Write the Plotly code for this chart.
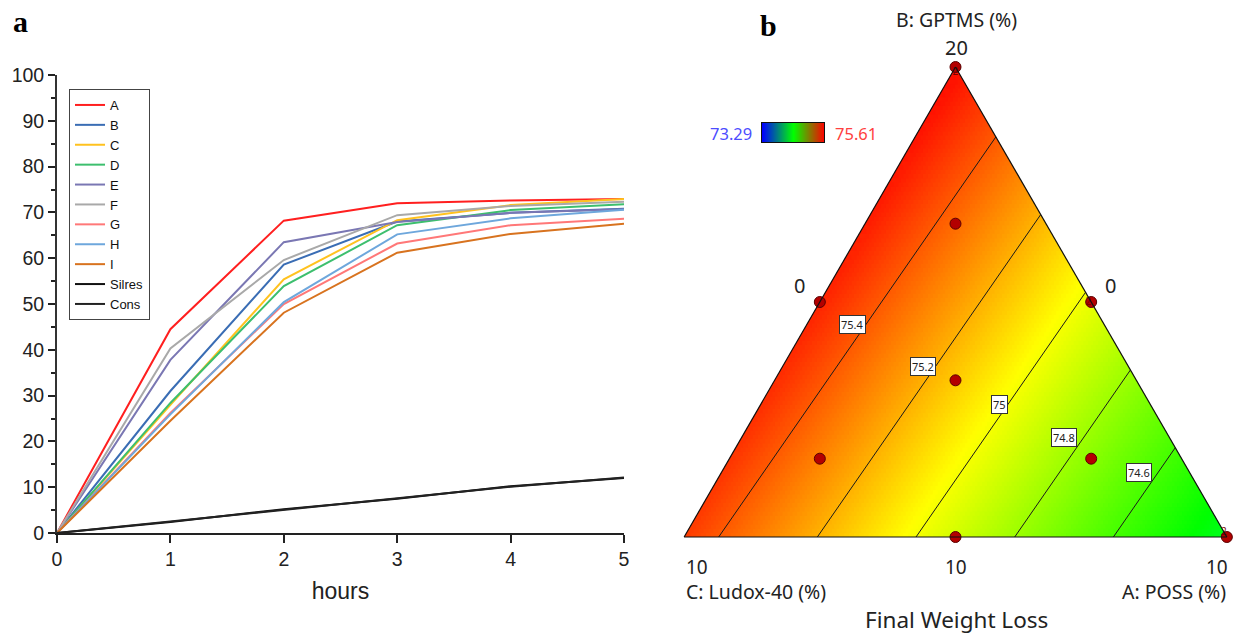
import numpy as np
import plotly.graph_objects as go

# ---------------- Panel a data ----------------
hours = [0, 1, 2, 3, 4, 5]
series_names = ["A", "B", "C", "D", "E", "F", "G", "H", "I", "Silres", "Cons"]
A = [0, 44.5, 68.2, 72.0, 72.6, 72.9]
B = [0, 31.0, 58.6, 68.0, 69.9, 70.8]
C = [0, 28.0, 55.4, 68.3, 71.6, 72.9]
D = [0, 28.4, 53.9, 67.2, 70.5, 71.8]
E = [0, 37.8, 63.5, 67.9, 69.9, 70.7]
F = [0, 40.3, 59.6, 69.4, 71.4, 72.3]
G = [0, 26.2, 50.0, 63.2, 67.2, 68.6]
H = [0, 25.9, 50.4, 65.2, 68.7, 70.6]
I = [0, 24.5, 48.1, 61.2, 65.3, 67.5]
Silres = [0, 2.4, 5.2, 7.5, 10.2, 12.0]
Cons = [0, 2.5, 5.1, 7.6, 10.1, 12.1]
series_values = [A, B, C, D, E, F, G, H, I, Silres, Cons]
series_colors = ["#ff1f1f", "#3a6db4", "#ffc21f", "#3dbf6e", "#7a77b3", "#a9a9a9",
                 "#ff7878", "#6ea7dc", "#d8731f", "#111111", "#222222"]

# ---------------- Panel b data ----------------
# ternary: B GPTMS (top, 10..20), C Ludox-40 (bottom-left, 0..10), A POSS (bottom-right, 0..10)
pt_B = [20, 15, 15, 10, 10, 13.333, 16.667, 11.667, 11.667]
pt_C = [0, 5, 0, 5, 0, 3.333, 1.667, 6.667, 1.667]
pt_A = [0, 0, 5, 5, 10, 3.333, 1.667, 1.667, 6.667]
replicate_idx = [0, 2, 4]
replicate_text = ["2", "2", "2"]
replicate_pos = ["bottom center", "middle left", "top left"]
# fitted linear mixture model: response at the three vertices (B, C, A)
vertex_values = [75.58, 75.47, 74.37]
contour_levels = [75.4, 75.2, 75.0, 74.8, 74.6]
contour_labels = ["75.4", "75.2", "75", "74.8", "74.6"]
label_t = [0.53, 0.53, 0.54, 0.54, 0.62]
resp_min, resp_max = 73.29, 75.61

W, Hh = 1233, 636
def px(x):
    return x / W
def py(y):
    return 1 - y / Hh

tern_dom_x = [684 / W, 1227 / W]
tern_dom_y = [99 / Hh, 569 / Hh]

fig = go.Figure()

for name, vals, col in zip(series_names, series_values, series_colors):
    fig.add_trace(go.Scatter(x=hours, y=vals, mode="lines", name=name,
                             line=dict(color=col, width=2), xaxis="x", yaxis="y"))

# ---- ternary fill (dense grid of squares clipped to triangle) ----
N = 110
fb, fc, fa, fv = [], [], [], []
VB, VC, VA = vertex_values
for i in range(N + 1):
    for j in range(N + 1 - i):
        b = i / N
        c = j / N
        a = 1 - b - c
        fb.append(10 + 10 * b)
        fc.append(10 * c)
        fa.append(10 * a)
        fv.append(VB * b + VC * c + VA * a)

fill_scale = [[0, "rgb(0,0,255)"], [0.25, "rgb(0,255,255)"], [0.5, "rgb(0,255,0)"],
              [0.75, "rgb(255,255,0)"], [1, "rgb(255,0,0)"]]
fig.add_trace(go.Scatterternary(a=fb, b=fc, c=fa, mode="markers",
                                marker=dict(symbol="square", size=9, color=fv,
                                            colorscale=fill_scale, cmin=resp_min, cmax=resp_max,
                                            line=dict(width=0)),
                                showlegend=False, hoverinfo="skip", subplot="ternary"))

# ---- contour lines ----
def edge_point(level, v1, v2):
    return (level - v1) / (v2 - v1)

ann = []
for lev, lab, t in zip(contour_levels, contour_labels, label_t):
    s = edge_point(lev, VC, VA)      # bottom edge C -> A
    p1 = (0.0, 1 - s, s)             # (b, c, a) pseudo
    r = edge_point(lev, VB, VA)      # right edge B -> A
    p2 = (1 - r, 0.0, r)
    fig.add_trace(go.Scatterternary(
        a=[10 + 10 * p1[0], 10 + 10 * p2[0]], b=[10 * p1[1], 10 * p2[1]], c=[10 * p1[2], 10 * p2[2]],
        mode="lines", line=dict(color="#1a1a1a", width=1), showlegend=False, hoverinfo="skip",
        subplot="ternary"))
    bl = p1[0] + t * (p2[0] - p1[0])
    al = p1[2] + t * (p2[2] - p1[2])
    X = al + 0.5 * bl
    Y = bl
    ann.append(dict(x=tern_dom_x[0] + X * (tern_dom_x[1] - tern_dom_x[0]),
                    y=tern_dom_y[0] + Y * (tern_dom_y[1] - tern_dom_y[0]),
                    xref="paper", yref="paper", text=lab, showarrow=False,
                    font=dict(family="Noto Sans", size=11, color="#222"),
                    bgcolor="white", bordercolor="#333", borderwidth=1, borderpad=1))

# ---- design points ----
fig.add_trace(go.Scatterternary(a=pt_B, b=pt_C, c=pt_A, mode="markers",
                                marker=dict(size=11, color="#b30000", line=dict(color="#5a0000", width=1)),
                                cliponaxis=False, showlegend=False, hoverinfo="skip", subplot="ternary"))
fig.add_trace(go.Scatterternary(a=[pt_B[k] for k in replicate_idx], b=[pt_C[k] for k in replicate_idx],
                                c=[pt_A[k] for k in replicate_idx], mode="text", text=replicate_text,
                                textposition=replicate_pos,
                                textfont=dict(family="Noto Sans", size=10, color="#7a0000"),
                                cliponaxis=False, showlegend=False, hoverinfo="skip", subplot="ternary"))

# ---- colour bar ----
bar_scale = [[0, "rgb(0,0,255)"], [0.5, "rgb(0,255,0)"], [1, "rgb(255,0,0)"]]
fig.add_trace(go.Heatmap(z=[[resp_min, resp_max]], x=[0, 1], y=[0], colorscale=bar_scale,
                         zmin=resp_min, zmax=resp_max, zsmooth="best", showscale=False,
                         hoverinfo="skip", xaxis="x3", yaxis="y3"))

tern_axis = dict(showticklabels=False, ticks="", showgrid=False, showline=True,
                 linecolor="#111", linewidth=1.2, title=dict(text=""))

texts = [
    ("B: GPTMS (%)", 956, 19, 19.5, "center", "#222"),
    ("20", 956, 48, 20, "center", "#222"),
    ("0", 800, 285, 20, "center", "#222"),
    ("0", 1110, 285, 20, "center", "#222"),
    ("10", 697, 567, 19, "center", "#222"),
    ("10", 956, 567, 19, "center", "#222"),
    ("10", 1217, 567, 19, "center", "#222"),
    ("C: Ludox-40 (%)", 684, 591, 19.5, "left", "#222"),
    ("A: POSS (%)", 1228, 591, 19.5, "right", "#222"),
    ("Final Weight Loss", 956, 619, 22.5, "center", "#222"),
    ("73.29", 731, 133, 16.5, "center", "#4d4dff"),
    ("75.61", 856, 133, 16.5, "center", "#ff4040"),
]
for txt, x, y, s, xa, col in texts:
    ann.append(dict(x=px(x), y=py(y), xref="paper", yref="paper", text=txt, showarrow=False,
                    xanchor=xa, yanchor="middle", font=dict(family="Noto Sans", size=s, color=col)))
ann.append(dict(x=px(20), y=py(21), xref="paper", yref="paper", text="<b>a</b>", showarrow=False,
                xanchor="center", yanchor="middle",
                font=dict(family="Liberation Serif", size=30, color="black")))
ann.append(dict(x=px(768), y=py(26), xref="paper", yref="paper", text="<b>b</b>", showarrow=False,
                xanchor="center", yanchor="middle",
                font=dict(family="Liberation Serif", size=30, color="black")))

axfont = dict(family="Liberation Sans", size=19.5, color="#222")
fig.update_layout(
    template="none",
    width=W, height=Hh, margin=dict(l=0, r=0, t=0, b=0, autoexpand=False),
    paper_bgcolor="white", plot_bgcolor="white",
    xaxis=dict(domain=[57 / W, 624 / W], range=[0, 5], anchor="y", tickvals=hours,
               ticks="outside", ticklen=8, tickwidth=1.5, tickcolor="#222", automargin=False,
               showline=True, linecolor="#222", linewidth=1.8, showgrid=False, zeroline=False,
               tickfont=axfont,
               title=dict(text="hours", font=dict(family="Liberation Sans", size=23, color="#222"), standoff=14)),
    yaxis=dict(domain=[103 / Hh, 561 / Hh], range=[0, 100], anchor="x", dtick=10, automargin=False,
               ticks="outside", ticklen=7, tickwidth=1.5, tickcolor="#222",
               minor=dict(ticks="outside", ticklen=4, dtick=5, tickcolor="#222", tickwidth=1.5),
               showline=True, linecolor="#333", linewidth=1.8, showgrid=False, zeroline=False,
               tickfont=axfont),
    xaxis3=dict(domain=[762 / W, 824 / W], range=[0, 1], anchor="y3", showticklabels=False, ticks="",
                automargin=False, showgrid=False, zeroline=False, showline=True, mirror=True,
                linecolor="#111", linewidth=1),
    yaxis3=dict(domain=[494 / Hh, 513 / Hh], range=[-0.5, 0.5], anchor="x3", showticklabels=False, ticks="",
                automargin=False, showgrid=False, zeroline=False, showline=True, mirror=True,
                linecolor="#111", linewidth=1),
    ternary=dict(domain=dict(x=tern_dom_x, y=tern_dom_y), sum=20, bgcolor="white",
                 aaxis=dict(min=10, **tern_axis), baxis=dict(min=0, **tern_axis), caxis=dict(min=0, **tern_axis)),
    legend=dict(x=69 / W, y=py(89), xanchor="left", yanchor="top", bgcolor="white",
                bordercolor="#444", borderwidth=1, tracegroupgap=0,
                font=dict(family="Liberation Sans", size=13, color="#111")),
    annotations=ann,
    showlegend=True,
)

fig.write_html("out.html", config={"displayModeBar": False},
               post_script="document.body.style.margin='0px';document.body.style.overflow='hidden';")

-------------------------

# Stated task
Without the pictures, return the listing above from its first line through the line that has "import plotly.graph_objects as go".

# Task output
Write the Plotly code for this chart.
import numpy as np
import plotly.graph_objects as go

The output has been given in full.